SOURCE EXCERPT:

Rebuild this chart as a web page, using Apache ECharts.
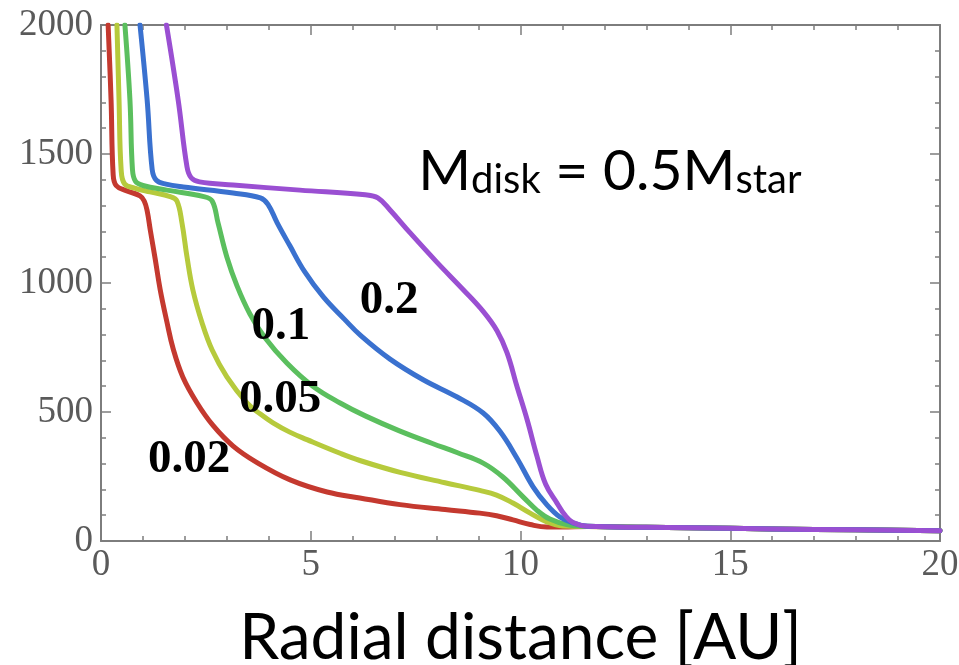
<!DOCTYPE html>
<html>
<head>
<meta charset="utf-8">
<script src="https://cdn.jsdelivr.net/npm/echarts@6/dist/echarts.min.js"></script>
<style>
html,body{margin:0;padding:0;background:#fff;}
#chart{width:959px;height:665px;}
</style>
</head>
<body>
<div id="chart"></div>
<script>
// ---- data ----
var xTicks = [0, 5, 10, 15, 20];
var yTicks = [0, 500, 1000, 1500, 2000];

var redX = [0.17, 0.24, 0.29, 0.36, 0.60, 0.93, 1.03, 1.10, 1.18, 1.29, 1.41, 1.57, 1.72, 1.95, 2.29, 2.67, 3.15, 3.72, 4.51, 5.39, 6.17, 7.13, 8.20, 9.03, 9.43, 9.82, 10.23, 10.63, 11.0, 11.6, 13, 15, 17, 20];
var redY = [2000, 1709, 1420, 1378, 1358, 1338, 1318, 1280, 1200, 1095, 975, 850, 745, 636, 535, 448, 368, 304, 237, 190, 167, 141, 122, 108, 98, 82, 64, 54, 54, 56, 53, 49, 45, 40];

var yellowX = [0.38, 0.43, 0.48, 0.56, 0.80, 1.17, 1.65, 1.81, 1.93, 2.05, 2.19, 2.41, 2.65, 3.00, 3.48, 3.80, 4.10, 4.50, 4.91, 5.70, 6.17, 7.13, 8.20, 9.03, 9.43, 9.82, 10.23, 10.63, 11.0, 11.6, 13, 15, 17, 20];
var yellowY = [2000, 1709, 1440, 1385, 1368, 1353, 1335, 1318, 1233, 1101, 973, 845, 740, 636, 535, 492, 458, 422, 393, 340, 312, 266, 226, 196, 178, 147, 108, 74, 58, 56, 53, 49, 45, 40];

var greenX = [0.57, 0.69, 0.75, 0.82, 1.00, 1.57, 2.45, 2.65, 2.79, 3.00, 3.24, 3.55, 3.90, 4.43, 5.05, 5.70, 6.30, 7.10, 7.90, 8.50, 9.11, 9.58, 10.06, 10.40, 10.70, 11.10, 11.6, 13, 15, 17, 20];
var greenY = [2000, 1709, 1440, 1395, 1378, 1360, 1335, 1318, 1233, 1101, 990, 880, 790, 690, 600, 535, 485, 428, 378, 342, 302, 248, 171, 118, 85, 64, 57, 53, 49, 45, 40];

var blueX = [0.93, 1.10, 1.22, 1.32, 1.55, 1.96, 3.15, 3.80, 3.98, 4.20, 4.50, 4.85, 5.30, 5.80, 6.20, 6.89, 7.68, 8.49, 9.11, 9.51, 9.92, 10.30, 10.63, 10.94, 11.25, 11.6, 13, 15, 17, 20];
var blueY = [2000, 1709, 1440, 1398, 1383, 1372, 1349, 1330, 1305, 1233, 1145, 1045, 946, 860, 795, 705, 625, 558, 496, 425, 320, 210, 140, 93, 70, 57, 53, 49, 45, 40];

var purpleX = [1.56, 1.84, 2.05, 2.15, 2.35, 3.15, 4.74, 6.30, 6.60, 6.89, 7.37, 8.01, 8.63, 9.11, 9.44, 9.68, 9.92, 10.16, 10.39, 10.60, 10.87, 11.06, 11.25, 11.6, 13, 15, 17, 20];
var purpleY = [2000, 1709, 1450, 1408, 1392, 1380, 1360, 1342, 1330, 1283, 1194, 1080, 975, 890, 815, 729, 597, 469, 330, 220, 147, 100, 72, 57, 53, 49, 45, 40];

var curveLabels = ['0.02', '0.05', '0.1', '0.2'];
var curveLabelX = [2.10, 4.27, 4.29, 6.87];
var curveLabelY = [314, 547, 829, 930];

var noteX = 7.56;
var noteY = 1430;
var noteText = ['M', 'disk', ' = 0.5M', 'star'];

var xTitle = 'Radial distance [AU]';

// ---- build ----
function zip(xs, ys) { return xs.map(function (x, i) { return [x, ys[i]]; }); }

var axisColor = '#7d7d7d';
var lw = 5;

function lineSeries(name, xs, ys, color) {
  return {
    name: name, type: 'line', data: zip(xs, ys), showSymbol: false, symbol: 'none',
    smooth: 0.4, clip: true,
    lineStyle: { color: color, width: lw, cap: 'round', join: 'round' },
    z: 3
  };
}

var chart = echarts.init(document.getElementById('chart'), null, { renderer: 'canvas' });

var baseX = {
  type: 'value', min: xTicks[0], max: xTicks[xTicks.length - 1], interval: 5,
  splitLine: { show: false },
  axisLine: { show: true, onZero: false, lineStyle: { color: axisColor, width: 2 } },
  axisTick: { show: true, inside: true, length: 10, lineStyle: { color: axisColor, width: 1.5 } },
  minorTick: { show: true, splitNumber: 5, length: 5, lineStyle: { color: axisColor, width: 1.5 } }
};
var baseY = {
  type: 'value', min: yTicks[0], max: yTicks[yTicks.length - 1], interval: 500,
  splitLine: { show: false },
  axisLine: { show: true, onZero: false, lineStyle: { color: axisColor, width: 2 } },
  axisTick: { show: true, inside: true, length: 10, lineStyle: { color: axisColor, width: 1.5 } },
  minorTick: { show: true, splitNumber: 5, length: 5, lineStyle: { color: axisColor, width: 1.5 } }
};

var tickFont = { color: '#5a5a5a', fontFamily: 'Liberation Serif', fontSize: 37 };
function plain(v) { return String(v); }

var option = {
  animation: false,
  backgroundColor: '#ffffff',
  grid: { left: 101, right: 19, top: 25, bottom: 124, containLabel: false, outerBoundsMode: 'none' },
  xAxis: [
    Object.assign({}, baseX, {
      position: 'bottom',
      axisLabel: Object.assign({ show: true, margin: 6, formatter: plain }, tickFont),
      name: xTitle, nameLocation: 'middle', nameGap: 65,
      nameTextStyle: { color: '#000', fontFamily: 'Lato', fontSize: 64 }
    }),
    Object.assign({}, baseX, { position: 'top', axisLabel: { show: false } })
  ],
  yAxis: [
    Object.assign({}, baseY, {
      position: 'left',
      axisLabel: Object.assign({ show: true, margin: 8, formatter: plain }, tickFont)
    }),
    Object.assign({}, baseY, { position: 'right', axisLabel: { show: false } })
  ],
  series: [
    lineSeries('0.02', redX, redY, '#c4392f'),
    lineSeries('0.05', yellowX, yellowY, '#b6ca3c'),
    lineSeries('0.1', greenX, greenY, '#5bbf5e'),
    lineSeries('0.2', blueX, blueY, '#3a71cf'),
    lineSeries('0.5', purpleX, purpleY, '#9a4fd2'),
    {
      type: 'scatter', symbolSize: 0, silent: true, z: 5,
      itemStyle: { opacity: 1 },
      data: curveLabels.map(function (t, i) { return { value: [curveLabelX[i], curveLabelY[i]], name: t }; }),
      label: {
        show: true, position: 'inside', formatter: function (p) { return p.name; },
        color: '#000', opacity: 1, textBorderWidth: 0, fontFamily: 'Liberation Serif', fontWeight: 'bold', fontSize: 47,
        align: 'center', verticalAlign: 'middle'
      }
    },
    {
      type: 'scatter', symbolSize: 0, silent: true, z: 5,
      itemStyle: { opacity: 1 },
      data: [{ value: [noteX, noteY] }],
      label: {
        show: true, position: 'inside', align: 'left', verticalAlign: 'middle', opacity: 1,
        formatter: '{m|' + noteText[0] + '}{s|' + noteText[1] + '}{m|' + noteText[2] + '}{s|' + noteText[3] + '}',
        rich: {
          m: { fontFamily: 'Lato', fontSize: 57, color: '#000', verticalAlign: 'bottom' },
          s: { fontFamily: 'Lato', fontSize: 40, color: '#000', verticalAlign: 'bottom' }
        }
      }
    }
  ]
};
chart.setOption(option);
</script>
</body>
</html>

STATED EXERCISE: Go through the material above and print all of it exactly, except the pictures.

OUTPUT BELOW:
Rebuild this chart as a web page, using Apache ECharts.
<!DOCTYPE html>
<html>
<head>
<meta charset="utf-8">
<script src="https://cdn.jsdelivr.net/npm/echarts@6/dist/echarts.min.js"></script>
<style>
html,body{margin:0;padding:0;background:#fff;}
#chart{width:959px;height:665px;}
</style>
</head>
<body>
<div id="chart"></div>
<script>
// ---- data ----
var xTicks = [0, 5, 10, 15, 20];
var yTicks = [0, 500, 1000, 1500, 2000];

var redX = [0.17, 0.24, 0.29, 0.36, 0.60, 0.93, 1.03, 1.10, 1.18, 1.29, 1.41, 1.57, 1.72, 1.95, 2.29, 2.67, 3.15, 3.72, 4.51, 5.39, 6.17, 7.13, 8.20, 9.03, 9.43, 9.82, 10.23, 10.63, 11.0, 11.6, 13, 15, 17, 20];
var redY = [2000, 1709, 1420, 1378, 1358, 1338, 1318, 1280, 1200, 1095, 975, 850, 745, 636, 535, 448, 368, 304, 237, 190, 167, 141, 122, 108, 98, 82, 64, 54, 54, 56, 53, 49, 45, 40];

var yellowX = [0.38, 0.43, 0.48, 0.56, 0.80, 1.17, 1.65, 1.81, 1.93, 2.05, 2.19, 2.41, 2.65, 3.00, 3.48, 3.80, 4.10, 4.50, 4.91, 5.70, 6.17, 7.13, 8.20, 9.03, 9.43, 9.82, 10.23, 10.63, 11.0, 11.6, 13, 15, 17, 20];
var yellowY = [2000, 1709, 1440, 1385, 1368, 1353, 1335, 1318, 1233, 1101, 973, 845, 740, 636, 535, 492, 458, 422, 393, 340, 312, 266, 226, 196, 178, 147, 108, 74, 58, 56, 53, 49, 45, 40];

var greenX = [0.57, 0.69, 0.75, 0.82, 1.00, 1.57, 2.45, 2.65, 2.79, 3.00, 3.24, 3.55, 3.90, 4.43, 5.05, 5.70, 6.30, 7.10, 7.90, 8.50, 9.11, 9.58, 10.06, 10.40, 10.70, 11.10, 11.6, 13, 15, 17, 20];
var greenY = [2000, 1709, 1440, 1395, 1378, 1360, 1335, 1318, 1233, 1101, 990, 880, 790, 690, 600, 535, 485, 428, 378, 342, 302, 248, 171, 118, 85, 64, 57, 53, 49, 45, 40];

var blueX = [0.93, 1.10, 1.22, 1.32, 1.55, 1.96, 3.15, 3.80, 3.98, 4.20, 4.50, 4.85, 5.30, 5.80, 6.20, 6.89, 7.68, 8.49, 9.11, 9.51, 9.92, 10.30, 10.63, 10.94, 11.25, 11.6, 13, 15, 17, 20];
var blueY = [2000, 1709, 1440, 1398, 1383, 1372, 1349, 1330, 1305, 1233, 1145, 1045, 946, 860, 795, 705, 625, 558, 496, 425, 320, 210, 140, 93, 70, 57, 53, 49, 45, 40];

var purpleX = [1.56, 1.84, 2.05, 2.15, 2.35, 3.15, 4.74, 6.30, 6.60, 6.89, 7.37, 8.01, 8.63, 9.11, 9.44, 9.68, 9.92, 10.16, 10.39, 10.60, 10.87, 11.06, 11.25, 11.6, 13, 15, 17, 20];
var purpleY = [2000, 1709, 1450, 1408, 1392, 1380, 1360, 1342, 1330, 1283, 1194, 1080, 975, 890, 815, 729, 597, 469, 330, 220, 147, 100, 72, 57, 53, 49, 45, 40];

var curveLabels = ['0.02', '0.05', '0.1', '0.2'];
var curveLabelX = [2.10, 4.27, 4.29, 6.87];
var curveLabelY = [314, 547, 829, 930];

var noteX = 7.56;
var noteY = 1430;
var noteText = ['M', 'disk', ' = 0.5M', 'star'];

var xTitle = 'Radial distance [AU]';

// ---- build ----
function zip(xs, ys) { return xs.map(function (x, i) { return [x, ys[i]]; }); }

var axisColor = '#7d7d7d';
var lw = 5;

function lineSeries(name, xs, ys, color) {
  return {
    name: name, type: 'line', data: zip(xs, ys), showSymbol: false, symbol: 'none',
    smooth: 0.4, clip: true,
    lineStyle: { color: color, width: lw, cap: 'round', join: 'round' },
    z: 3
  };
}

var chart = echarts.init(document.getElementById('chart'), null, { renderer: 'canvas' });

var baseX = {
  type: 'value', min: xTicks[0], max: xTicks[xTicks.length - 1], interval: 5,
  splitLine: { show: false },
  axisLine: { show: true, onZero: false, lineStyle: { color: axisColor, width: 2 } },
  axisTick: { show: true, inside: true, length: 10, lineStyle: { color: axisColor, width: 1.5 } },
  minorTick: { show: true, splitNumber: 5, length: 5, lineStyle: { color: axisColor, width: 1.5 } }
};
var baseY = {
  type: 'value', min: yTicks[0], max: yTicks[yTicks.length - 1], interval: 500,
  splitLine: { show: false },
  axisLine: { show: true, onZero: false, lineStyle: { color: axisColor, width: 2 } },
  axisTick: { show: true, inside: true, length: 10, lineStyle: { color: axisColor, width: 1.5 } },
  minorTick: { show: true, splitNumber: 5, length: 5, lineStyle: { color: axisColor, width: 1.5 } }
};

var tickFont = { color: '#5a5a5a', fontFamily: 'Liberation Serif', fontSize: 37 };
function plain(v) { return String(v); }

var option = {
  animation: false,
  backgroundColor: '#ffffff',
  grid: { left: 101, right: 19, top: 25, bottom: 124, containLabel: false, outerBoundsMode: 'none' },
  xAxis: [
    Object.assign({}, baseX, {
      position: 'bottom',
      axisLabel: Object.assign({ show: true, margin: 6, formatter: plain }, tickFont),
      name: xTitle, nameLocation: 'middle', nameGap: 65,
      nameTextStyle: { color: '#000', fontFamily: 'Lato', fontSize: 64 }
    }),
    Object.assign({}, baseX, { position: 'top', axisLabel: { show: false } })
  ],
  yAxis: [
    Object.assign({}, baseY, {
      position: 'left',
      axisLabel: Object.assign({ show: true, margin: 8, formatter: plain }, tickFont)
    }),
    Object.assign({}, baseY, { position: 'right', axisLabel: { show: false } })
  ],
  series: [
    lineSeries('0.02', redX, redY, '#c4392f'),
    lineSeries('0.05', yellowX, yellowY, '#b6ca3c'),
    lineSeries('0.1', greenX, greenY, '#5bbf5e'),
    lineSeries('0.2', blueX, blueY, '#3a71cf'),
    lineSeries('0.5', purpleX, purpleY, '#9a4fd2'),
    {
      type: 'scatter', symbolSize: 0, silent: true, z: 5,
      itemStyle: { opacity: 1 },
      data: curveLabels.map(function (t, i) { return { value: [curveLabelX[i], curveLabelY[i]], name: t }; }),
      label: {
        show: true, position: 'inside', formatter: function (p) { return p.name; },
        color: '#000', opacity: 1, textBorderWidth: 0, fontFamily: 'Liberation Serif', fontWeight: 'bold', fontSize: 47,
        align: 'center', verticalAlign: 'middle'
      }
    },
    {
      type: 'scatter', symbolSize: 0, silent: true, z: 5,
      itemStyle: { opacity: 1 },
      data: [{ value: [noteX, noteY] }],
      label: {
        show: true, position: 'inside', align: 'left', verticalAlign: 'middle', opacity: 1,
        formatter: '{m|' + noteText[0] + '}{s|' + noteText[1] + '}{m|' + noteText[2] + '}{s|' + noteText[3] + '}',
        rich: {
          m: { fontFamily: 'Lato', fontSize: 57, color: '#000', verticalAlign: 'bottom' },
          s: { fontFamily: 'Lato', fontSize: 40, color: '#000', verticalAlign: 'bottom' }
        }
      }
    }
  ]
};
chart.setOption(option);
</script>
</body>
</html>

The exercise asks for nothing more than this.